— What the task asks —
Exactly repeat the material, dropping only the pictures.

— Material provided —

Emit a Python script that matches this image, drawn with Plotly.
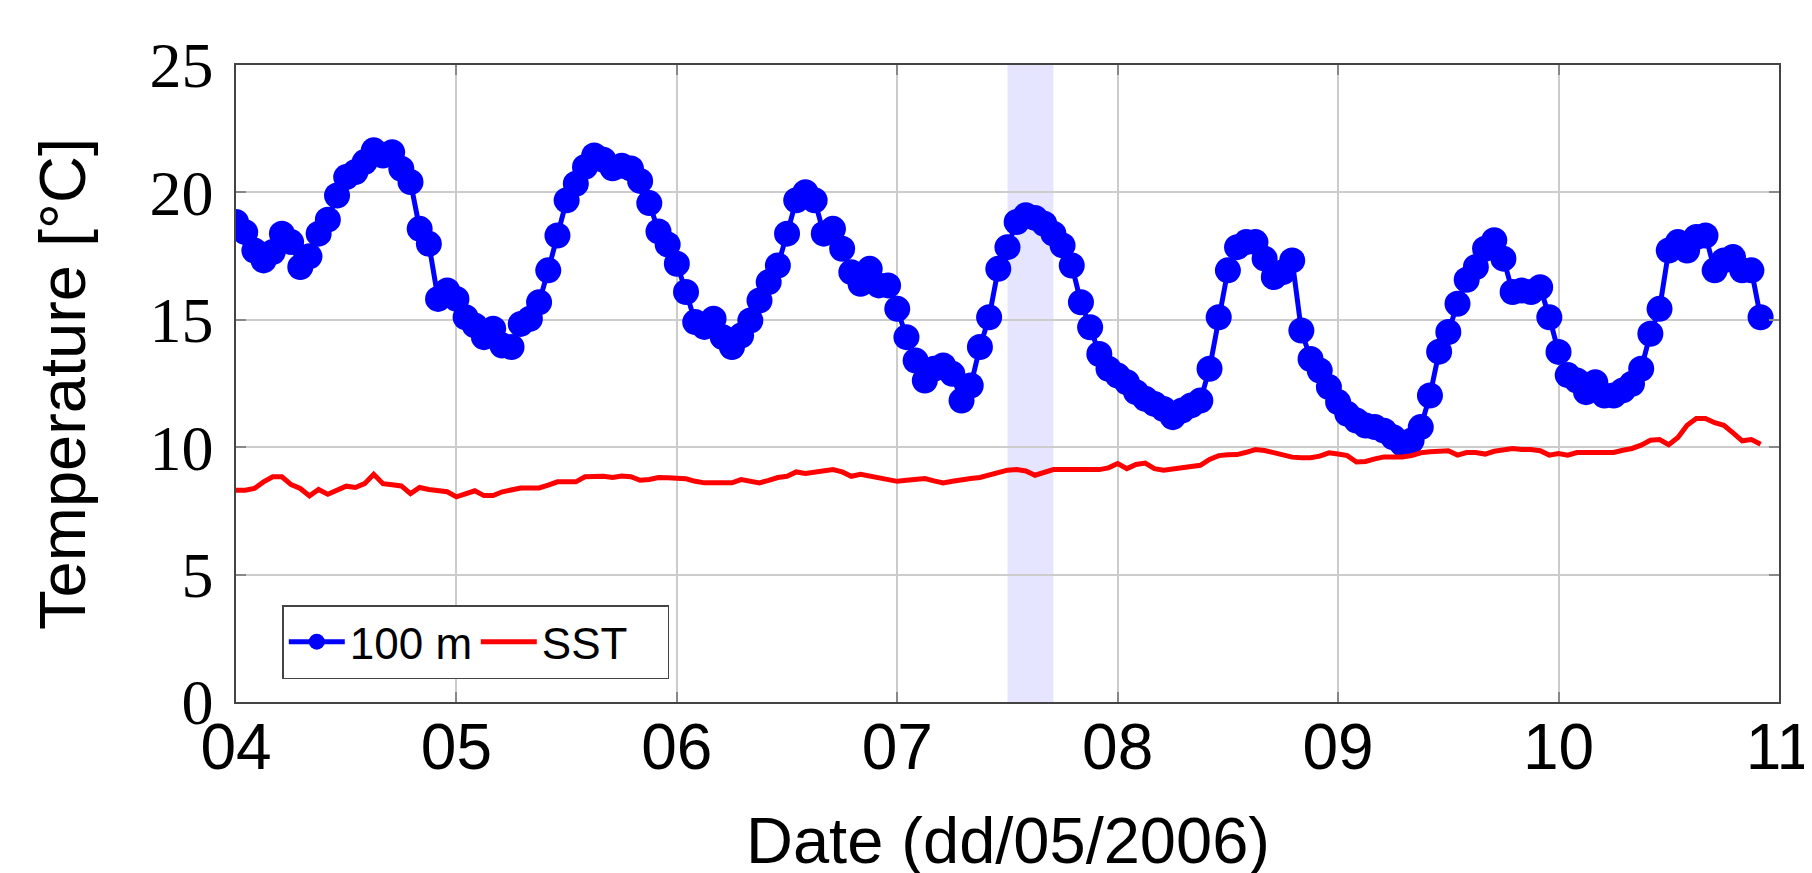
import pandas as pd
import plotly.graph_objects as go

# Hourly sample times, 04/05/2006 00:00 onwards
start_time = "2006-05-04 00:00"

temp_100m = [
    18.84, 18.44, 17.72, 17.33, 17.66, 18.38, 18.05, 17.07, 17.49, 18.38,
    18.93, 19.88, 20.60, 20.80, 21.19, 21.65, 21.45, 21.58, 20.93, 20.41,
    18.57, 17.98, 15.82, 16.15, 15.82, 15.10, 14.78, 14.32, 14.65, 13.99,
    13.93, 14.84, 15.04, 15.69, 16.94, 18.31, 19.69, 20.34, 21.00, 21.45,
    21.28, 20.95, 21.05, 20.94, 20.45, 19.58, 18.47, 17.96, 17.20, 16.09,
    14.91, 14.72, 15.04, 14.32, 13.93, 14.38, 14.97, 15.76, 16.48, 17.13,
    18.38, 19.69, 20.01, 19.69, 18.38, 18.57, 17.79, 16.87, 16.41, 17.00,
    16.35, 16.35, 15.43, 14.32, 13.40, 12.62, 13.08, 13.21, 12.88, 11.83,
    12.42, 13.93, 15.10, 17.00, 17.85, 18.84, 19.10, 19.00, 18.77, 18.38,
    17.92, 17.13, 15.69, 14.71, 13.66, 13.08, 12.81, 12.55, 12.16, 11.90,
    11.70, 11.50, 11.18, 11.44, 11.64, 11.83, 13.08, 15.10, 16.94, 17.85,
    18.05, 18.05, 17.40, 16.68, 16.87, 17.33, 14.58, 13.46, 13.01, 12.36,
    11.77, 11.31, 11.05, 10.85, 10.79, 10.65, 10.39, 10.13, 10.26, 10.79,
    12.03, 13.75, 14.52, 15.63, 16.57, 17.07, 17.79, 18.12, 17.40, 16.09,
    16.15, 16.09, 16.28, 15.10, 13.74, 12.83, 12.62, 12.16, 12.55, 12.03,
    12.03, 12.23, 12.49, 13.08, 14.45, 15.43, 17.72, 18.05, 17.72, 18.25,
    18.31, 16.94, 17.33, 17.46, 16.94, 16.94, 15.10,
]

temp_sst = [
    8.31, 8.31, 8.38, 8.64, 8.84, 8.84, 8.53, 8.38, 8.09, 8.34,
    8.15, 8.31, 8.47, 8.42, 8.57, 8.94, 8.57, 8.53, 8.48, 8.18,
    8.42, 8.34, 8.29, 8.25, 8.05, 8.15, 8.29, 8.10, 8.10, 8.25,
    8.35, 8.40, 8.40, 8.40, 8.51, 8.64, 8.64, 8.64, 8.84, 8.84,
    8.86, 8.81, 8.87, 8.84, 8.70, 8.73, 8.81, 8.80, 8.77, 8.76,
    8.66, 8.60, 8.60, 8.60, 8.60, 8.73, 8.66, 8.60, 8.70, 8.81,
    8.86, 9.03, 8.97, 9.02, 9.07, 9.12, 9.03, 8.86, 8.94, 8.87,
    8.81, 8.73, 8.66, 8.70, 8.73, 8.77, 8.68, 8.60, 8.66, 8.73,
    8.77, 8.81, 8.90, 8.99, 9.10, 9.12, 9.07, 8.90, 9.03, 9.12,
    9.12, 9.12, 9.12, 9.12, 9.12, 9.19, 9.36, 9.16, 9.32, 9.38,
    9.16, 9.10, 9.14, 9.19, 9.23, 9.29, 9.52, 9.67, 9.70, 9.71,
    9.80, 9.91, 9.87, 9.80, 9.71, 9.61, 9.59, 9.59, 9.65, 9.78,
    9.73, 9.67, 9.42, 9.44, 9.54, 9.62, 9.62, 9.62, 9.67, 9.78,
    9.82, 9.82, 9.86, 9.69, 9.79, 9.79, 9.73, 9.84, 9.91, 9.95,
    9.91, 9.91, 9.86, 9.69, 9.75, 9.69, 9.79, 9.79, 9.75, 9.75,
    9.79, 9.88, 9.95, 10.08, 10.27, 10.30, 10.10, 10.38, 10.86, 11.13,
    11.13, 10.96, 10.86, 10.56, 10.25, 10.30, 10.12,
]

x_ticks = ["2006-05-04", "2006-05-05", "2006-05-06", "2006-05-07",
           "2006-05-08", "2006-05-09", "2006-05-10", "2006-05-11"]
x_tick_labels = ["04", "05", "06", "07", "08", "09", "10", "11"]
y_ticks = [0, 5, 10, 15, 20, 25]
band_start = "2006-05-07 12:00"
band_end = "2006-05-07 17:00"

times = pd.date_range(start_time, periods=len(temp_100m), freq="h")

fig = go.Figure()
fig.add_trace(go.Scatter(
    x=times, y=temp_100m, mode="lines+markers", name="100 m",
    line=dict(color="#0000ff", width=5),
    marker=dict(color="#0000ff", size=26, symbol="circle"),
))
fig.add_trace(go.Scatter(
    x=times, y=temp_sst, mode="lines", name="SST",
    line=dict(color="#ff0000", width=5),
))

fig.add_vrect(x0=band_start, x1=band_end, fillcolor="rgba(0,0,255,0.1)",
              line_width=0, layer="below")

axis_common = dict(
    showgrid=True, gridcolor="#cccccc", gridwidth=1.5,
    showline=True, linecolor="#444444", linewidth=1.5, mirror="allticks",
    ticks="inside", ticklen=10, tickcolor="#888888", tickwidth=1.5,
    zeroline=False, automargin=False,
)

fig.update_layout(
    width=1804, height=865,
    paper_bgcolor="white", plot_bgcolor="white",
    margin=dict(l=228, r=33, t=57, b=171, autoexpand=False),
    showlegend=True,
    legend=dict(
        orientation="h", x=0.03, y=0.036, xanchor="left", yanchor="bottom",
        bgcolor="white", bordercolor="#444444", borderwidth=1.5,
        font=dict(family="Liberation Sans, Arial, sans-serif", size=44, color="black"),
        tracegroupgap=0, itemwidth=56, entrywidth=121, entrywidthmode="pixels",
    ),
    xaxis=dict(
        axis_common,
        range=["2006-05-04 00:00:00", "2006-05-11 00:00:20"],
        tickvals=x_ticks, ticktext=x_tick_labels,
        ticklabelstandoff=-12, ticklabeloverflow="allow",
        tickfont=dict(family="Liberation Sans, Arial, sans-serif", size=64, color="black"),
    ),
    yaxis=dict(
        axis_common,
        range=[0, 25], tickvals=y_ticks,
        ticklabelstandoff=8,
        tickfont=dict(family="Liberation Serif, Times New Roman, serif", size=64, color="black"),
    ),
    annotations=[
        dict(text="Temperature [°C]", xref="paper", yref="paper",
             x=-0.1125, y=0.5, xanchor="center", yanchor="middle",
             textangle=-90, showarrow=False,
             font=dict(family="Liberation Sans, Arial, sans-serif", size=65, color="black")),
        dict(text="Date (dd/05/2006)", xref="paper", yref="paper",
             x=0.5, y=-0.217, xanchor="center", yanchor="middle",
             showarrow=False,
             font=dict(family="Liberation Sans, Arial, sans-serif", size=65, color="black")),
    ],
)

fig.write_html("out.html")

— Finished task —
Emit a Python script that matches this image, drawn with Plotly.
import pandas as pd
import plotly.graph_objects as go

# Hourly sample times, 04/05/2006 00:00 onwards
start_time = "2006-05-04 00:00"

temp_100m = [
    18.84, 18.44, 17.72, 17.33, 17.66, 18.38, 18.05, 17.07, 17.49, 18.38,
    18.93, 19.88, 20.60, 20.80, 21.19, 21.65, 21.45, 21.58, 20.93, 20.41,
    18.57, 17.98, 15.82, 16.15, 15.82, 15.10, 14.78, 14.32, 14.65, 13.99,
    13.93, 14.84, 15.04, 15.69, 16.94, 18.31, 19.69, 20.34, 21.00, 21.45,
    21.28, 20.95, 21.05, 20.94, 20.45, 19.58, 18.47, 17.96, 17.20, 16.09,
    14.91, 14.72, 15.04, 14.32, 13.93, 14.38, 14.97, 15.76, 16.48, 17.13,
    18.38, 19.69, 20.01, 19.69, 18.38, 18.57, 17.79, 16.87, 16.41, 17.00,
    16.35, 16.35, 15.43, 14.32, 13.40, 12.62, 13.08, 13.21, 12.88, 11.83,
    12.42, 13.93, 15.10, 17.00, 17.85, 18.84, 19.10, 19.00, 18.77, 18.38,
    17.92, 17.13, 15.69, 14.71, 13.66, 13.08, 12.81, 12.55, 12.16, 11.90,
    11.70, 11.50, 11.18, 11.44, 11.64, 11.83, 13.08, 15.10, 16.94, 17.85,
    18.05, 18.05, 17.40, 16.68, 16.87, 17.33, 14.58, 13.46, 13.01, 12.36,
    11.77, 11.31, 11.05, 10.85, 10.79, 10.65, 10.39, 10.13, 10.26, 10.79,
    12.03, 13.75, 14.52, 15.63, 16.57, 17.07, 17.79, 18.12, 17.40, 16.09,
    16.15, 16.09, 16.28, 15.10, 13.74, 12.83, 12.62, 12.16, 12.55, 12.03,
    12.03, 12.23, 12.49, 13.08, 14.45, 15.43, 17.72, 18.05, 17.72, 18.25,
    18.31, 16.94, 17.33, 17.46, 16.94, 16.94, 15.10,
]

temp_sst = [
    8.31, 8.31, 8.38, 8.64, 8.84, 8.84, 8.53, 8.38, 8.09, 8.34,
    8.15, 8.31, 8.47, 8.42, 8.57, 8.94, 8.57, 8.53, 8.48, 8.18,
    8.42, 8.34, 8.29, 8.25, 8.05, 8.15, 8.29, 8.10, 8.10, 8.25,
    8.35, 8.40, 8.40, 8.40, 8.51, 8.64, 8.64, 8.64, 8.84, 8.84,
    8.86, 8.81, 8.87, 8.84, 8.70, 8.73, 8.81, 8.80, 8.77, 8.76,
    8.66, 8.60, 8.60, 8.60, 8.60, 8.73, 8.66, 8.60, 8.70, 8.81,
    8.86, 9.03, 8.97, 9.02, 9.07, 9.12, 9.03, 8.86, 8.94, 8.87,
    8.81, 8.73, 8.66, 8.70, 8.73, 8.77, 8.68, 8.60, 8.66, 8.73,
    8.77, 8.81, 8.90, 8.99, 9.10, 9.12, 9.07, 8.90, 9.03, 9.12,
    9.12, 9.12, 9.12, 9.12, 9.12, 9.19, 9.36, 9.16, 9.32, 9.38,
    9.16, 9.10, 9.14, 9.19, 9.23, 9.29, 9.52, 9.67, 9.70, 9.71,
    9.80, 9.91, 9.87, 9.80, 9.71, 9.61, 9.59, 9.59, 9.65, 9.78,
    9.73, 9.67, 9.42, 9.44, 9.54, 9.62, 9.62, 9.62, 9.67, 9.78,
    9.82, 9.82, 9.86, 9.69, 9.79, 9.79, 9.73, 9.84, 9.91, 9.95,
    9.91, 9.91, 9.86, 9.69, 9.75, 9.69, 9.79, 9.79, 9.75, 9.75,
    9.79, 9.88, 9.95, 10.08, 10.27, 10.30, 10.10, 10.38, 10.86, 11.13,
    11.13, 10.96, 10.86, 10.56, 10.25, 10.30, 10.12,
]

x_ticks = ["2006-05-04", "2006-05-05", "2006-05-06", "2006-05-07",
           "2006-05-08", "2006-05-09", "2006-05-10", "2006-05-11"]
x_tick_labels = ["04", "05", "06", "07", "08", "09", "10", "11"]
y_ticks = [0, 5, 10, 15, 20, 25]
band_start = "2006-05-07 12:00"
band_end = "2006-05-07 17:00"

times = pd.date_range(start_time, periods=len(temp_100m), freq="h")

fig = go.Figure()
fig.add_trace(go.Scatter(
    x=times, y=temp_100m, mode="lines+markers", name="100 m",
    line=dict(color="#0000ff", width=5),
    marker=dict(color="#0000ff", size=26, symbol="circle"),
))
fig.add_trace(go.Scatter(
    x=times, y=temp_sst, mode="lines", name="SST",
    line=dict(color="#ff0000", width=5),
))

fig.add_vrect(x0=band_start, x1=band_end, fillcolor="rgba(0,0,255,0.1)",
              line_width=0, layer="below")

axis_common = dict(
    showgrid=True, gridcolor="#cccccc", gridwidth=1.5,
    showline=True, linecolor="#444444", linewidth=1.5, mirror="allticks",
    ticks="inside", ticklen=10, tickcolor="#888888", tickwidth=1.5,
    zeroline=False, automargin=False,
)

fig.update_layout(
    width=1804, height=865,
    paper_bgcolor="white", plot_bgcolor="white",
    margin=dict(l=228, r=33, t=57, b=171, autoexpand=False),
    showlegend=True,
    legend=dict(
        orientation="h", x=0.03, y=0.036, xanchor="left", yanchor="bottom",
        bgcolor="white", bordercolor="#444444", borderwidth=1.5,
        font=dict(family="Liberation Sans, Arial, sans-serif", size=44, color="black"),
        tracegroupgap=0, itemwidth=56, entrywidth=121, entrywidthmode="pixels",
    ),
    xaxis=dict(
        axis_common,
        range=["2006-05-04 00:00:00", "2006-05-11 00:00:20"],
        tickvals=x_ticks, ticktext=x_tick_labels,
        ticklabelstandoff=-12, ticklabeloverflow="allow",
        tickfont=dict(family="Liberation Sans, Arial, sans-serif", size=64, color="black"),
    ),
    yaxis=dict(
        axis_common,
        range=[0, 25], tickvals=y_ticks,
        ticklabelstandoff=8,
        tickfont=dict(family="Liberation Serif, Times New Roman, serif", size=64, color="black"),
    ),
    annotations=[
        dict(text="Temperature [°C]", xref="paper", yref="paper",
             x=-0.1125, y=0.5, xanchor="center", yanchor="middle",
             textangle=-90, showarrow=False,
             font=dict(family="Liberation Sans, Arial, sans-serif", size=65, color="black")),
        dict(text="Date (dd/05/2006)", xref="paper", yref="paper",
             x=0.5, y=-0.217, xanchor="center", yanchor="middle",
             showarrow=False,
             font=dict(family="Liberation Sans, Arial, sans-serif", size=65, color="black")),
    ],
)

fig.write_html("out.html")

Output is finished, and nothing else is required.